Q: I am a newbie to the Cricut world. I just plugged in my Cricut Mini™ machine today. I really like the fonts on the Elegant Cakes cartridge and wanted to know if I bought that one, could I use it in my Cricut Mini machine – just as I would a regular cartridge? I don't plan on putting food items in my Mini – just paper, etc.
A: Yes, you can. All the carts (except the Cricut Imagine® cartridges) will work in any of the Cricut machines. The Cricut Imagine cartridges will work in the Cricut Imagine machine and the Cricut Expression® 2 machine.

August 16, 2011


  1. Always use a mat for just fabric...take the time and use a marker and print on the top of the mat cover (FABRIC).
  2. Use a quality interfacing or bonding product. A quality product takes a little more time to use but the results are the best. It can be found at JoAnn's fabric store and it has to be cut so you buy it by the yard.
  3. Start cutting your fabric to the size of the mat you will be using. Then cut your bonding product to that size also. Follow with ironing your fabric to get wrinkles out. Then apply the interface bonding to the back of fabric. Turn both the fabric and interface bonding product over and iron the fabric top.

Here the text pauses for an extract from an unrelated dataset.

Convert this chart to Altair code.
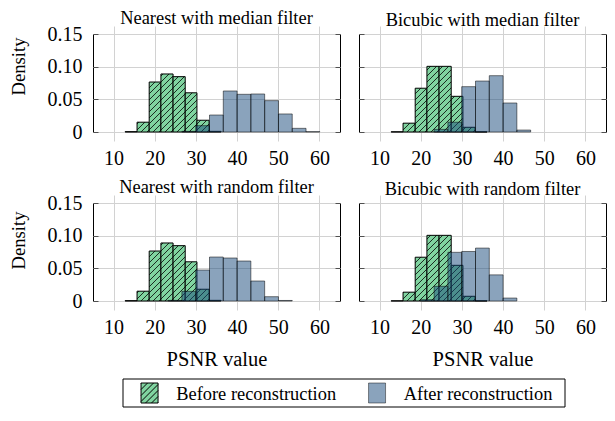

DO NOT iron the bonding side you will have a mess on your iron trust me on that one.
  4. Applying your fabric to the mat: Make sure it’s on smoothly. You will see some wrinkles, don’t get upset they won’t show on the fabric after it's cut.
  5. Setting your Cricut up for the cut: PRESSURE is MAX. Speed is MAX. Select Multi Cut and then set the blade at 5. Now you're ready to CUT.
  6. Remove your fabric and slowly peel away from mat using your spatula. Be careful as you go. You now have to remove the paper backing.
  7. Now you have a choice to either sew the cut fabric onto your project or just iron it on.

July 5, 2011
Today's Tip comes from message board member Scrapalette.  Thanks for sharing.
Q.When you have lots of words to cut out, like for posters, etc., does it better conserve your paper to cut by word, or by letter?
Example: I need to cut: National 4-H Congress, Discovery Days, Campference, Citizenship Washington Focus
Should I count the A's, B's, etc. and cut them like that, or just type in the words? The 4-H club always need to save money where we can, and if I can save some paper, that would be great!
Any suggestions? Thank you!
A. With large titles or lots of titles, I always count the letters, enter the quantity and CUT! Also, use paper saver mode. All those little letters, like "i", will cut close together and in a row instead of having them spaced in between taller letters.  It made it so easy to do multiple bulletin boards at school.